Am Donnerstag, den 7. Juli 2016 hat der Bundestag die Regelung zum „Nein heißt Nein“ im Sexualstrafrecht in namentlicher Abstimmung einstimmig beschlossen. Zeit für eine kurze parlamentarische Chronik.
Anhörung zur Istanbul-Konvention
Am 1. August 2014 trat die sog. Istanbul-Konvention in Kraft. Dabei handelt es sich um einen völkerrechtlichen Vertrag zur Verhütung und Bekämpfung von Gewalt gegen Frauen und häuslicher Gewalt.
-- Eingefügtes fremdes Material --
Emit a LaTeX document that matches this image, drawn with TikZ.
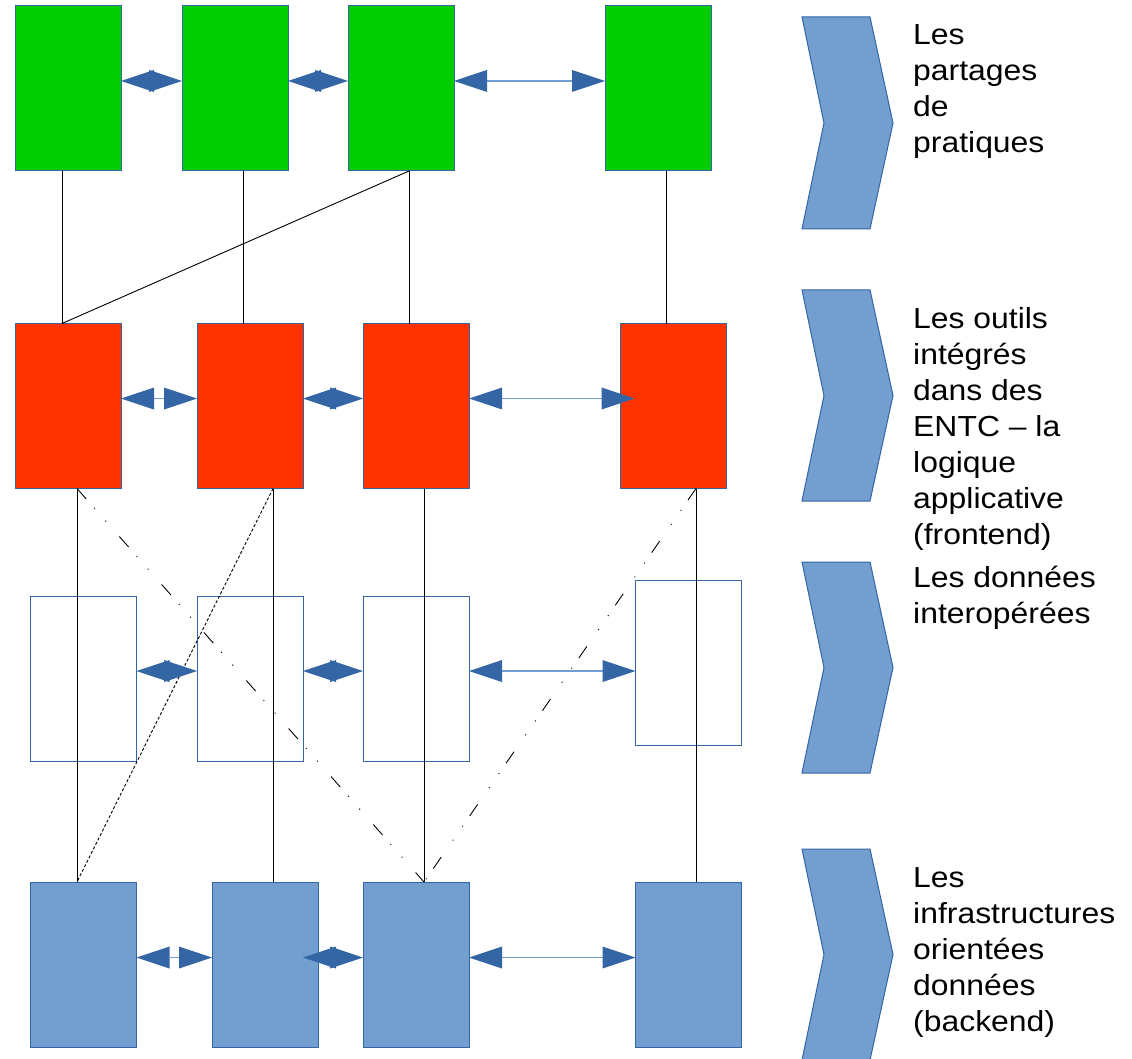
\documentclass[tikz,border=0pt]{standalone}
\usepackage{fontspec}
\setmainfont{Liberation Sans}[FakeStretch=1.1]
\usetikzlibrary{arrows.meta}
\definecolor{grn}{HTML}{00CC00}
\definecolor{rd}{HTML}{FF3300}
\definecolor{edge}{HTML}{3465A4}
\definecolor{lblue}{HTML}{729FCF}

\begin{document}
\begin{tikzpicture}[x=1pt,y=-1pt,
  box/.style={draw=edge, line width=1pt, minimum width=106pt, minimum height=165pt, inner sep=0pt, outer sep=0pt},
  practice/.style={box, fill=grn},
  tool/.style={box, fill=rd},
  datum/.style={box, fill=white},
  infra/.style={box, fill=lblue},
  link/.style={black, line width=0.9pt},
  dotlink/.style={link, dash pattern=on 3pt off 2pt},
  dashdotlink/.style={link, dash pattern=on 14pt off 12pt on 1pt off 16pt on 1pt off 20pt},
  exch/.style={lblue, line width=1.5pt,
    {Triangle[length=33pt,width=22pt,color=edge,line width=0pt]}-{Triangle[length=33pt,width=22pt,color=edge,line width=0pt]}},
  chev/.style={draw=edge, fill=lblue, line width=1pt},
  % anchored on the baseline of the last line
  layertext/.style={anchor=base west, align=left, inner sep=0pt, font=\fontsize{29}{36}\selectfont}
]
\useasboundingbox (0,0) rectangle (1132,1059);
\fill[white] (0,0) rectangle (1132,1059);

% layer 1: shared practices
\node[practice] (G1) at (68,88.5) {};
\node[practice] (G2) at (235,88.5) {};
\node[practice] (G3) at (401,88.5) {};
\node[practice] (G4) at (658,88.5) {};

% layer 2: tools
\node[tool] (R1) at (68,406) {};
\node[tool] (R2) at (250,406) {};
\node[tool] (R3) at (416,406) {};
\node[tool] (R4) at (673.5,406) {};

% layer 3: interoperated data
\node[datum] (W1) at (83.5,678.5) {};
\node[datum] (W2) at (250,678.5) {};
\node[datum] (W3) at (416,678.5) {};
\node[datum] (W4) at (688.5,663) {};

% layer 4: infrastructures
\node[infra] (B1) at (83.5,964.5) {};
\node[infra] (B2) at (265,964.5) {};
\node[infra] (B3) at (416,964.5) {};
\node[infra] (B4) at (688.5,964.5) {};

% links between practices and tools
\draw[link] ([xshift=-6pt]G1.south) -- ([xshift=-6pt]R1.north);
\draw[link] ([xshift=8pt]G2.south) -- ([xshift=-7pt]R2.north);
\draw[link] ([xshift=8pt]G3.south) -- ([xshift=-7pt]R3.north);
\draw[link] ([xshift=8pt]G3.south) -- ([xshift=-6pt]R1.north);
\draw[link] ([xshift=8pt]G4.south) -- ([xshift=-7.5pt]R4.north);

% links between tools and infrastructures
\draw[link] ([xshift=9pt]R1.south) -- ([xshift=-6.5pt]B1.north);
\draw[link] ([xshift=23pt]R2.south) -- ([xshift=8pt]B2.north);
\draw[link] ([xshift=8pt]R3.south) -- ([xshift=8pt]B3.north);
\draw[link] ([xshift=22.5pt]R4.south) -- ([xshift=7.5pt]B4.north);
\draw[dotlink] ([xshift=23pt]R2.south) -- ([xshift=-6.5pt]B1.north);
\draw[dashdotlink] ([xshift=9pt]R1.south) -- ([xshift=8pt]B3.north);
\draw[dashdotlink] ([xshift=22.5pt]R4.south) -- ([xshift=8pt]B3.north);

% exchanges within each layer
\draw[exch] ([yshift=7.5pt]G1.east) -- ([yshift=7.5pt]G2.west);
\draw[exch] ([yshift=7.5pt]G2.east) -- ([yshift=7.5pt]G3.west);
\draw[exch] ([yshift=7.5pt]G3.east) -- ([yshift=7.5pt]G4.west);

\draw[exch] ([yshift=7.5pt]R1.east) -- ([yshift=7.5pt]R2.west);
\draw[exch] ([yshift=7.5pt]R2.east) -- ([yshift=7.5pt]R3.west);
\draw[exch] ([yshift=7.5pt]R3.east) -- ([xshift=14pt,yshift=7.5pt]R4.west);

\draw[exch] ([yshift=7.5pt]W1.east) -- ([yshift=7.5pt]W2.west);
\draw[exch] ([yshift=7.5pt]W2.east) -- ([yshift=7.5pt]W3.west);
\draw[exch] ([yshift=7.5pt]W3.east) -- ([yshift=7.5pt]W3.east -| W4.west);

\draw[exch] ([yshift=7pt]B1.east) -- ([yshift=7pt]B2.west);
\draw[exch] ([xshift=-15pt,yshift=7pt]B2.east) -- ([yshift=7pt]B3.west);
\draw[exch] ([yshift=7pt]B3.east) -- ([yshift=7pt]B4.west);

% chevrons beside each layer
\foreach \t/\b in {17/229, 290/501, 562/773, 849/1060}{
  \draw[chev] (802,\t) -- (870,\t) -- (893,{(\t+\b)/2}) -- (870,\b) -- (802,\b) -- (824,{(\t+\b)/2}) -- cycle;
}

% layer captions
\node[layertext] (t1) at (913,153) {Les\\partages\\de\\pratiques};
\node[layertext] (t2) at (913,544) {Les outils\\intégrés\\dans des\\ENTC – la\\logique\\applicative\\(frontend)};
\node[layertext] (t3) at (913,623) {Les données\\interopérées};
\node[layertext] (t4) at (913,1031) {Les\\infrastructures\\orientées\\données\\(backend)};
\end{tikzpicture}
\end{document}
Am 28. Januar 2015 fand eine Anhörung im Ausschuss für Recht und Verbraucherschutz statt, dessen Grundlage ein Antrag der Fraktion Bündnis 90/Die Grünen war. Darin ging es um die Schließung von Strafbarkeitslücken im Sexualstrafrecht. Sehr zu empfehlen ist in diesem Fall das Wortprotokoll der Anhörung. Denn dieses Wortprotokoll macht die Konfliktlinien der weiteren Debatte um die Verankerung von „Nein heißt Nein“ im Sexualstrafrecht deutlich.
Die Sachverständige Grieger schilderte einen Fall, in dem die Staatsanwaltschaft das Verfahren eingestellt hatte, weil der Tatbestand der sexuellen Nötigung nach Meinung der Staatsanwaltschaft nicht erfüllt sei. Wohlgemerkt nicht wegen Beweisschwierigkeiten, sondern wegen Nichterfüllung des Tatbestandes. Frau Grieger schilderte folgendes Erlebnis einer Studentin, die mit Kommilitonen*innen zu einem Zeltwochenende verreiste.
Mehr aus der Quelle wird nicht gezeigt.